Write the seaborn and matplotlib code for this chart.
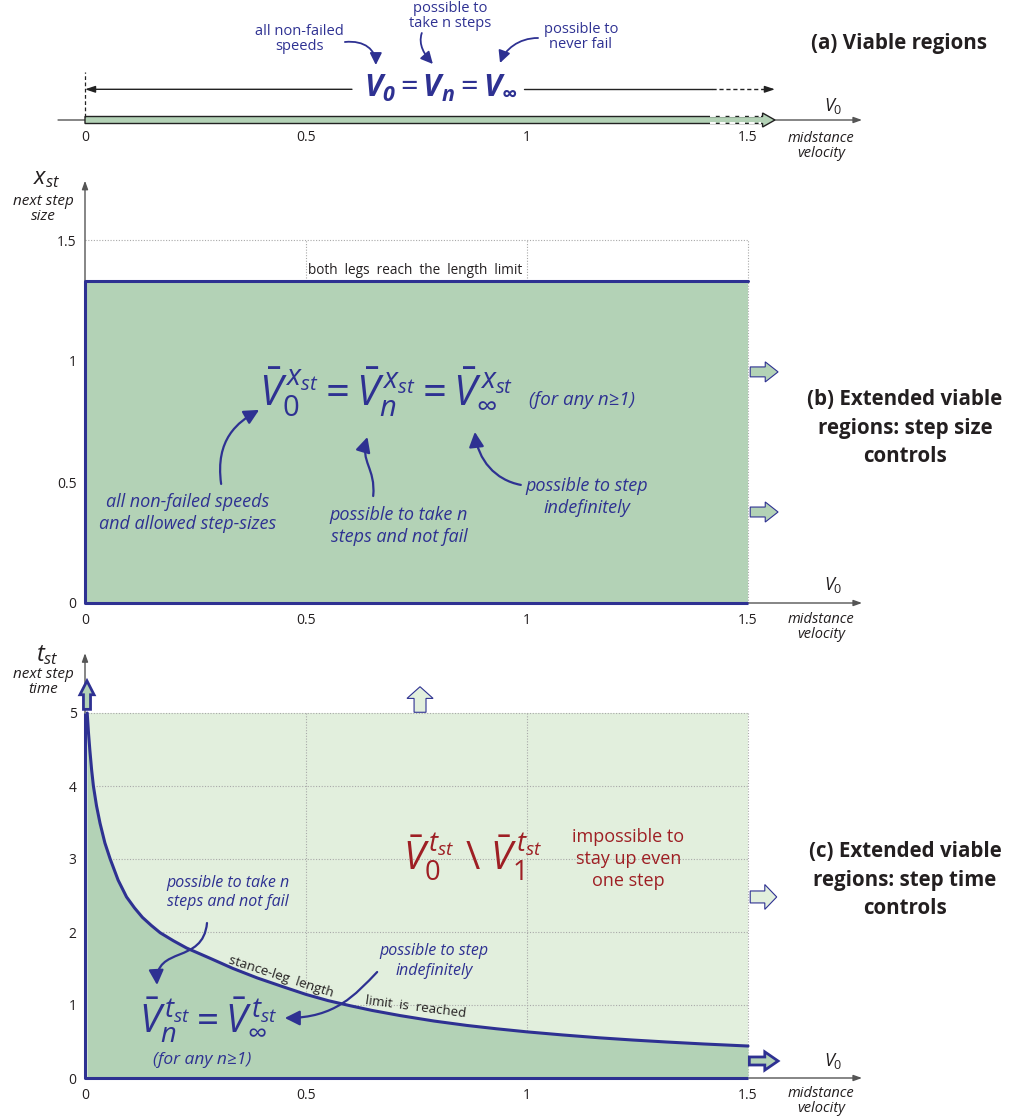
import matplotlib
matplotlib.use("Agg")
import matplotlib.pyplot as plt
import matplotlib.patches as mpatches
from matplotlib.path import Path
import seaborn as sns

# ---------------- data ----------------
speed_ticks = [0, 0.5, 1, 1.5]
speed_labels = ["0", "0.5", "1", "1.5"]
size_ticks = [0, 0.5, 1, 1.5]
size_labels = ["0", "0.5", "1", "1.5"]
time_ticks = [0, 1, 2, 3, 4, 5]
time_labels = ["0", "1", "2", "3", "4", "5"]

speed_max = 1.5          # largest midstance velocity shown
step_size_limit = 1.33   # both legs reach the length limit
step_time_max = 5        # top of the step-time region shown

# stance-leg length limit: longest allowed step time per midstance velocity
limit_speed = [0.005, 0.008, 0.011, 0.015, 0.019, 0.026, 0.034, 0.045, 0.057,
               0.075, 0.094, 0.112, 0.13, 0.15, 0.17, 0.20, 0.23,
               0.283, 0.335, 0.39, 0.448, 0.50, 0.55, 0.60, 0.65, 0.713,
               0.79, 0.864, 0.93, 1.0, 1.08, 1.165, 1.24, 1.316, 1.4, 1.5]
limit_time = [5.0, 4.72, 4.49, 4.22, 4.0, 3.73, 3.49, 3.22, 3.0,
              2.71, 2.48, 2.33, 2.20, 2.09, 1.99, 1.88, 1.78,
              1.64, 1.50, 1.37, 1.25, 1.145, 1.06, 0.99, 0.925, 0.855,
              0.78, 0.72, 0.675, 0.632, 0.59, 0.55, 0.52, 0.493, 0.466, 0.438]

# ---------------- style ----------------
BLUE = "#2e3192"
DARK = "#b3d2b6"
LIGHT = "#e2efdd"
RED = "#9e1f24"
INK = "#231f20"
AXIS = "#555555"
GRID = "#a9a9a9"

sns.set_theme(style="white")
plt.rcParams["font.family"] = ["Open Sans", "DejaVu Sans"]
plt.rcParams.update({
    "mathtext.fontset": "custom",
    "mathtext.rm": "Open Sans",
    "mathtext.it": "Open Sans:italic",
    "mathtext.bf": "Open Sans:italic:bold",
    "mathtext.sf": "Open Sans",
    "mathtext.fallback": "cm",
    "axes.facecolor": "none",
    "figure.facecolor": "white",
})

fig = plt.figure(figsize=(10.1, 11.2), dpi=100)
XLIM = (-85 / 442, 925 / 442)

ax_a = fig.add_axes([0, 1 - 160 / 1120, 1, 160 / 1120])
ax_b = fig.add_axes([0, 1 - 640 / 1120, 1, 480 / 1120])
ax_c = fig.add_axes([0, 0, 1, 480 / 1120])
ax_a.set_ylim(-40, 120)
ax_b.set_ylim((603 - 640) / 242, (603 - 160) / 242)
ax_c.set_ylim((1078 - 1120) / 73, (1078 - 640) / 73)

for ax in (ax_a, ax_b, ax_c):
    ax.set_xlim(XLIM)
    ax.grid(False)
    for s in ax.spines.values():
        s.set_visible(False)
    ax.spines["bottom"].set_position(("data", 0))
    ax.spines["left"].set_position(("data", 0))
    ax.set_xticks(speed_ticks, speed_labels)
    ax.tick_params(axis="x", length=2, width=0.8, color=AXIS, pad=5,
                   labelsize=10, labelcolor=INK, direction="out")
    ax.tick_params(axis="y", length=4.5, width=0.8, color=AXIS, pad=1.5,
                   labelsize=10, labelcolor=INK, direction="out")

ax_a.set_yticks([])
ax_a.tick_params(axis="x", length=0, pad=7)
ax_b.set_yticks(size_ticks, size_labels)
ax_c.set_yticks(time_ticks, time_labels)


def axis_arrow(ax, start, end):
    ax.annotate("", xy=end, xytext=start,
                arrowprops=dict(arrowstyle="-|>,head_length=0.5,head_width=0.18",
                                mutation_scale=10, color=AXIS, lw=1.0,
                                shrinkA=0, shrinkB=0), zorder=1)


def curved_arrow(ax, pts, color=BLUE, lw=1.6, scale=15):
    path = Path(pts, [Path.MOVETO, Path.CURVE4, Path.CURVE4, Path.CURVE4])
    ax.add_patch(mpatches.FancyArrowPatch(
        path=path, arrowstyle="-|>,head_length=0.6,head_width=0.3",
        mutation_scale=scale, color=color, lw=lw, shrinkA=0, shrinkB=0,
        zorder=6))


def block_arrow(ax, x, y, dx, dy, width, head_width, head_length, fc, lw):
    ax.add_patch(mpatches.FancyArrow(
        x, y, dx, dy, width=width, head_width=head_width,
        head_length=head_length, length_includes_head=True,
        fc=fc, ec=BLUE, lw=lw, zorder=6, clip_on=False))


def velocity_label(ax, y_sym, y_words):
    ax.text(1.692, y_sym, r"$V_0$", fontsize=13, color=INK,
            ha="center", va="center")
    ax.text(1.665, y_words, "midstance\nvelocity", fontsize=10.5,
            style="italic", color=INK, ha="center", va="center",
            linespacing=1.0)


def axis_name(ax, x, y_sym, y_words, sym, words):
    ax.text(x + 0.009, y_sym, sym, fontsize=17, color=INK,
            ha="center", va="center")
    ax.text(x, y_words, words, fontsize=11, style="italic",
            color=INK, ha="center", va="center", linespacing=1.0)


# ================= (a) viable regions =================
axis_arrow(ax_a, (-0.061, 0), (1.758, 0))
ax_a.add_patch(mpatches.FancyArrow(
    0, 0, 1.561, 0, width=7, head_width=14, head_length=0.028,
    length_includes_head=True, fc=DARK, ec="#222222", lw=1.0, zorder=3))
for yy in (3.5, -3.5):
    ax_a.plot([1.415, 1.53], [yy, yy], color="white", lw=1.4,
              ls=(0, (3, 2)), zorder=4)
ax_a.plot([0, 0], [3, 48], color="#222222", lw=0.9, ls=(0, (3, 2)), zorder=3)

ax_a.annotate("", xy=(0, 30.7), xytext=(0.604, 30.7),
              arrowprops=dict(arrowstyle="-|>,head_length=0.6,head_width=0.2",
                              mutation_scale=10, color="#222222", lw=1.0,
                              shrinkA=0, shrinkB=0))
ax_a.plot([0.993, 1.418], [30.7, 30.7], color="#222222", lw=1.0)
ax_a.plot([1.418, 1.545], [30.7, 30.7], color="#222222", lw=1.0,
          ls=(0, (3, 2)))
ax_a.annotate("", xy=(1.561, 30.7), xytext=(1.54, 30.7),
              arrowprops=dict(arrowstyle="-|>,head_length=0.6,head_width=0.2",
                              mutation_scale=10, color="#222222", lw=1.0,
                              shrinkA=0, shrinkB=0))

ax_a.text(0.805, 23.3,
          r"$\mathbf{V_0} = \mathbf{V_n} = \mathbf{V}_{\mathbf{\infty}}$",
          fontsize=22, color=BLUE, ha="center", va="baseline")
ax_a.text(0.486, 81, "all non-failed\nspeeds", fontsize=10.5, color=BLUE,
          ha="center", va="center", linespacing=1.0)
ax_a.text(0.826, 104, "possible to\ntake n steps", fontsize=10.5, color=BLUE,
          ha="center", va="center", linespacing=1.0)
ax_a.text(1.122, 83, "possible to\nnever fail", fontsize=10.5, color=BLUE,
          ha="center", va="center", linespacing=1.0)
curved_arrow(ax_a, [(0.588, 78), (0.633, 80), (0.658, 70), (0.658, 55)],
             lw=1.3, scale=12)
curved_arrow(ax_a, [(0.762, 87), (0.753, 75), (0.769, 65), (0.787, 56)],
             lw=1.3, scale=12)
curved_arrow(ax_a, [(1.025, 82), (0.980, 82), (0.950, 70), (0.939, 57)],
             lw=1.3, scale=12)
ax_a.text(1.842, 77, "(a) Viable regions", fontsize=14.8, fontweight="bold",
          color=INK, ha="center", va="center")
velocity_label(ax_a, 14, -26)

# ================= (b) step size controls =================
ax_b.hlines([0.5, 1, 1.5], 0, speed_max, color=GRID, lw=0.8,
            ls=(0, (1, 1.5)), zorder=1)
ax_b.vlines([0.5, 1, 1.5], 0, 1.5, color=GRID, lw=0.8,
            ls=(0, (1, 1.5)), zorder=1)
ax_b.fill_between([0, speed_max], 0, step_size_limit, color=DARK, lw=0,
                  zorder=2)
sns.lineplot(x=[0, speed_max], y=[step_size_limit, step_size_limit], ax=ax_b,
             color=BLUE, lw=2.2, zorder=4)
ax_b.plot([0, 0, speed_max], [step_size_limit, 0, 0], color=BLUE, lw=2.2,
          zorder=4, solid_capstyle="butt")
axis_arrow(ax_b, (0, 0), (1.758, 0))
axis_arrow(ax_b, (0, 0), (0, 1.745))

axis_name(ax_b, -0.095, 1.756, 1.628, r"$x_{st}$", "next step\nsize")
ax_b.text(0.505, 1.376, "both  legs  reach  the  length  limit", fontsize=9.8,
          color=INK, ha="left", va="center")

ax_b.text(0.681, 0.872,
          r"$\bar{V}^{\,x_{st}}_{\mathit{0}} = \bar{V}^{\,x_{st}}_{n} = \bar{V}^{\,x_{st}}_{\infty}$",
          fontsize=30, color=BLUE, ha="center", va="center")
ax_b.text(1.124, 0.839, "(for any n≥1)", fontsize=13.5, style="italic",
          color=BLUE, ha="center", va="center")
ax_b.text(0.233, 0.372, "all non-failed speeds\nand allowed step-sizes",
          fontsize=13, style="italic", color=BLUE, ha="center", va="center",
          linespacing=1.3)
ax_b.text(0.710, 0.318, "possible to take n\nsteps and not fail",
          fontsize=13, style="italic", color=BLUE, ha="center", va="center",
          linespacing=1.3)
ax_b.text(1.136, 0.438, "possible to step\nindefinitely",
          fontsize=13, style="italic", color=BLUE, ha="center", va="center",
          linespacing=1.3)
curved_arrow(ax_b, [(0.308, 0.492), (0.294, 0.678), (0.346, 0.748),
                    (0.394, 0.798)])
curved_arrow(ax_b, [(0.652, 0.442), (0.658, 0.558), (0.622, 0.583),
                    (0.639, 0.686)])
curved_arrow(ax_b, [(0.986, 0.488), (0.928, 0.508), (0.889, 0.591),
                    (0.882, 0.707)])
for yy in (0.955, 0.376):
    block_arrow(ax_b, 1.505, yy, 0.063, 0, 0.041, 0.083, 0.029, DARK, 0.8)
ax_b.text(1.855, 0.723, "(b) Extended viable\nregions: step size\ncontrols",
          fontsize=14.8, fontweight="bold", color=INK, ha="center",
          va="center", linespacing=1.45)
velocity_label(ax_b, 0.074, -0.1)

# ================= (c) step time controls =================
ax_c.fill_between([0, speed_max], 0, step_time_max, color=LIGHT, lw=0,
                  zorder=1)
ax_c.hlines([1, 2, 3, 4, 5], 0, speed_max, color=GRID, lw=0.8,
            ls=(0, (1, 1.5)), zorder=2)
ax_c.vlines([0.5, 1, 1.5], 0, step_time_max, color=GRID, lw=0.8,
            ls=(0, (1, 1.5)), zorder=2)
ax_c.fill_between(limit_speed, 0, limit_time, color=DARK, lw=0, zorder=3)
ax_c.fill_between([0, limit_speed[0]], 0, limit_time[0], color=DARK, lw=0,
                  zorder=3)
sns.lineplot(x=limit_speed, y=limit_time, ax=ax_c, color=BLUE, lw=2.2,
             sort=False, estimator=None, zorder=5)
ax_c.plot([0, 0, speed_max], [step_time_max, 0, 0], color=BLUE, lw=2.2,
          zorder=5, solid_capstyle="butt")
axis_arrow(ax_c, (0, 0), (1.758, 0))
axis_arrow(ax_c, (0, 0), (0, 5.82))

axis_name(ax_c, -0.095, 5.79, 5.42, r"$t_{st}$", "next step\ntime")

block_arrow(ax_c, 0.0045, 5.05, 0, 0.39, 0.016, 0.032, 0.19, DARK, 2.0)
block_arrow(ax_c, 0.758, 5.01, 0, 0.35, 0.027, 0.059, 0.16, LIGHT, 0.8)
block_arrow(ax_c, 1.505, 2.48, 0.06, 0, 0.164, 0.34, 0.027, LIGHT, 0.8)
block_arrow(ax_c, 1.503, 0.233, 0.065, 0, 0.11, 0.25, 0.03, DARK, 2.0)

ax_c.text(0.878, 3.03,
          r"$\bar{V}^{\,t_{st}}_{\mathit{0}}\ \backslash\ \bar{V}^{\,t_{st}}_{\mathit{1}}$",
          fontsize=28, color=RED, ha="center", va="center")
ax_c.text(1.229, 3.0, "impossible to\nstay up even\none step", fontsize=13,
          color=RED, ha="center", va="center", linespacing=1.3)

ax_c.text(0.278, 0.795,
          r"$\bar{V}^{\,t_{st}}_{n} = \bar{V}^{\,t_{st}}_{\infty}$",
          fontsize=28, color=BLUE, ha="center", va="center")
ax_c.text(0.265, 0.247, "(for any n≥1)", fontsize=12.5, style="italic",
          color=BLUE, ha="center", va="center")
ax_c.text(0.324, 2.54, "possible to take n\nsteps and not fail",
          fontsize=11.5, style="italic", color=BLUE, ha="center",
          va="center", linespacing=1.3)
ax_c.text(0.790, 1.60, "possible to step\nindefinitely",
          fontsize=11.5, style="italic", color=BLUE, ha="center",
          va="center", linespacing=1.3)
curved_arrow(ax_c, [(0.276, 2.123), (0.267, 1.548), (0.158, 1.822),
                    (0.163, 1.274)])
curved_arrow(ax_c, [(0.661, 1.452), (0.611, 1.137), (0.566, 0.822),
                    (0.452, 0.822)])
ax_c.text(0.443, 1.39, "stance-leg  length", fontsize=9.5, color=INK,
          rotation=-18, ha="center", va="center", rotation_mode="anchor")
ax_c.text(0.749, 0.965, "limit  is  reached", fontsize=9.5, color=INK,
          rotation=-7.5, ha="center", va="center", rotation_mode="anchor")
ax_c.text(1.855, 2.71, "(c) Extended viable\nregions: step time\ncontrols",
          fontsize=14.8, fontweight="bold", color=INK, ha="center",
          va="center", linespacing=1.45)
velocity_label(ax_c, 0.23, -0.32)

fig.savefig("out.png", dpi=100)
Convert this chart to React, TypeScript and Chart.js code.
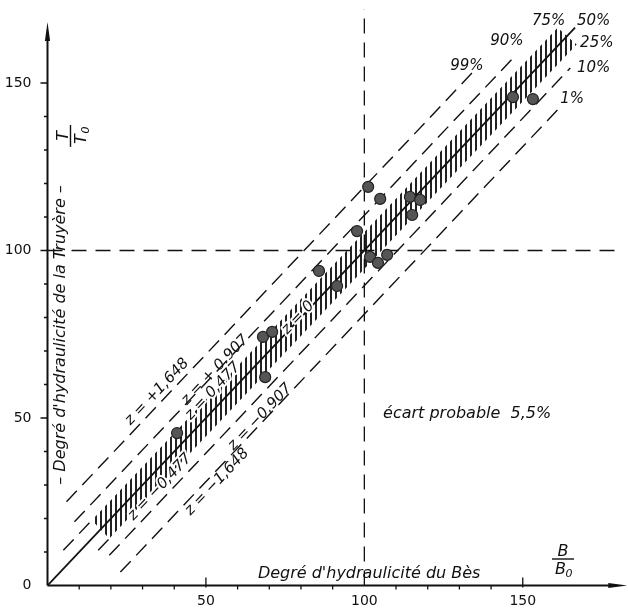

============================================================

> [Instructions for the task] Starting at the first line of the records above, set down each line exactly through the one that holds "import seaborn as sns". Omit pictures.

> [Answer to this task]
Write the seaborn and matplotlib code for this chart.
import matplotlib
matplotlib.use("Agg")
import matplotlib.pyplot as plt
import matplotlib.patches as mpatches
from matplotlib.path import Path
import seaborn as sns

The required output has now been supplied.